The Chicago-based firm recently closed add-on acquisitions for two existing portfolio companies: skincare provider Dermatologists of Central States in July and injury recovery provider Ivy Rehab Physical Therapy in August.
In the deals, Twin Brook invested $98 million for DOCS’ add-on of Dermatology and Skin Surgery Center, a Battle Creek, Michigan-based provider of medical dermatology and Mohs surgery; and $90 million for Ivy Rehab’s acquisition of Southeastern Physical Therapy & Southeastern Therapy for Kids in south-east Virginia and Spectrum Physical Therapy in central Virginia.

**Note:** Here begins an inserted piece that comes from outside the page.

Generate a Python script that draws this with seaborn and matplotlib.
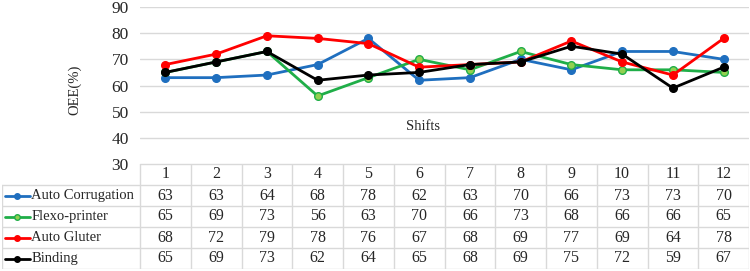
import numpy as np
import pandas as pd
import matplotlib
matplotlib.use('Agg')
import matplotlib.pyplot as plt
import seaborn as sns
from matplotlib.lines import Line2D

sns.set_theme(style='white')
plt.rcParams['font.family'] = ['Liberation Serif', 'DejaVu Serif']

## Data.
shifts = [1, 2, 3, 4, 5, 6, 7, 8, 9, 10, 11, 12]
machines = ['Auto Corrugation', 'Flexo-printer', 'Auto Gluter', 'Binding']
auto_corrugation = [63, 63, 64, 68, 78, 62, 63, 70, 66, 73, 73, 70]
flexo_printer = [65, 69, 73, 56, 63, 70, 66, 73, 68, 66, 66, 65]
auto_gluter = [68, 72, 79, 78, 76, 67, 68, 69, 77, 69, 64, 78]
binding = [65, 69, 73, 62, 64, 65, 68, 69, 75, 72, 59, 67]
series = [auto_corrugation, flexo_printer, auto_gluter, binding]
yticks = [30, 40, 50, 60, 70, 80, 90]

## Styles.
palette = ['#1f6fbf', '#1fae48', '#ff0000', '#000000']
facecolors = ['#1f6fbf', '#92d050', '#ff0000', '#000000']
gridcolor = '#d9d9d9'

df = pd.DataFrame({'shift': shifts * 4,
                   'machine': np.repeat(machines, len(shifts)),
                   'oee': np.concatenate(series)})

W, H = 750, 271
fig = plt.figure(figsize=(W / 100, H / 100), dpi=100)

def px(x0, y0, x1, y1):
    return [x0 / W, 1 - y1 / H, (x1 - x0) / W, (y1 - y0) / H]

## Line chart.
ax = fig.add_axes(px(140, 7, 749, 164))
for name, color, fc in zip(machines, palette, facecolors):
    sns.lineplot(data=df[df.machine == name], x='shift', y='oee', color=color, lw=2,
                 marker='o', markersize=5.5, markerfacecolor=fc, markeredgecolor=color,
                 markeredgewidth=1, ax=ax, legend=False)
ax.set(xlim=(0.5, 12.5), ylim=(30, 90), yticks=yticks, xticks=[], xlabel='', ylabel='')
ax.yaxis.grid(True, color=gridcolor, lw=1)
ax.set_axisbelow(True)
for s in ax.spines.values():
    s.set_visible(False)
ax.tick_params(axis='y', length=0, pad=8, labelsize=12.5)
ax.text(-0.107, 0.47, 'OEE(%)', transform=ax.transAxes, rotation=90,
        ha='center', va='center', fontsize=10.5)
ax.text(0.465, 0.24, 'Shifts', transform=ax.transAxes, ha='center', va='center', fontsize=10.5)

## Data table.
lab_w = 138 / 50.75
tx = fig.add_axes(px(2, 164, 749, 269))
tx.set(xlim=(0.5 - lab_w, 12.5), ylim=(4, -1))
tx.axis('off')
# horizontal lines
tx.plot([0.5, 12.5], [-1, -1], color=gridcolor, lw=1)
for r in range(0, 5):
    tx.plot([0.5 - lab_w, 12.5], [r, r], color=gridcolor, lw=1)
# vertical lines
tx.plot([0.5 - lab_w, 0.5 - lab_w], [0, 4], color=gridcolor, lw=1)
for c in np.arange(0.5, 13.5, 1):
    tx.plot([c, c], [-1, 4], color=gridcolor, lw=1)
for s in shifts:
    tx.text(s, -0.5, str(s), ha='center', va='center', fontsize=11.5)
for r, (name, vals, color, fc) in enumerate(zip(machines, series, palette, facecolors)):
    y = r + 0.5
    tx.add_line(Line2D([0.5 - lab_w + 0.06, 0.5 - lab_w + 0.55], [y, y], color=color, lw=2))
    tx.plot([0.5 - lab_w + 0.3], [y], marker='o', markersize=4, color=color, markerfacecolor=fc)
    tx.text(0.5 - lab_w + 0.58, y, name, ha='left', va='center', fontsize=10.5)
    for s, v in zip(shifts, vals):
        tx.text(s, y, str(v), ha='center', va='center', fontsize=11.5)

fig.savefig('out.png', dpi=100)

“I would say broadly [speciality healthcare] has been a hot space for private equity and strategics this year,” says Shannan Murphy, a healthcare credit analyst with S&P global ratings, with much of the deal activity coming from private equity firms.
The add-on acquisitions were larger than the initial loans Twin Brook made when it backed the leveraged buyouts of both companies. The firm had provided $60 million to Sheridan Capital Partners in its buyout of DOCS in April of this year and extended $54 million to Waud Capital in its buyout of Ivy Rehab in April 2016.
Those add-on acquisitions were bigger transactions that required additional funds beyond the delayed draw portion of the term loan that Twin Brook had initially provided when it backed the buyouts, according to Twin Brook partner Faraaz Kamran, a healthcare specialist.
Before the Ivy Rehab add-on acquisition, the Harrison, New York-based company had been growing steadily through many smaller acquisitions, Kamran says. Those deals were financed with money from the delayed draw funding.
“The sponsors for these singles and doubles, they use the delayed draw or cash on hand,” Kamran says, adding that a larger acquisition would require a new term loan, as was the case with follow-on investment.
DOCS was seeing acquisition opportunities through its “physician partners”, and did not conduct as many smaller acquisitions before finding the larger opportunity, Kamran adds.
Murphy says speciality healthcare providers can be smart investments for lenders.
“A lot of these types of providers aren’t as capital-intensive as a hospital. From the investor perspective, that’s good,” she says. “Even when you do put leverage on them, as private equity firms like to do, you still see better cashflow than some areas in the healthcare provider [space], which is a good thing for a debt investor. You have cash to service your debt.”
Murphy cautions that reimbursement rates, whether from the federal government or insurance companies, could grow more slowly or decline in the future. And there is another risk for some areas of speciality healthcare: investment oversaturation. As the marketplace for acquisitions grows more crowded, this can lead to inflated purchase prices, she warns.
For Kamran, one of the challenges to the deals was getting all the physicians to roll their equity into the new transactions. As a result of the initial buyout, the doctors saw current compensation reductions after decreasing ownership of their practices. The trade-off for a smaller pay cheque is a larger payoff down the road, which is where add-on acquisitions can be key. A larger business tends to be more diversified, which can result in a higher purchase-price multiple.
So far, investors have been willing to put skin in the game. The speciality healthcare sector, at least for now, appears to be a smart place to park cash, as the deals may need little doctoring up.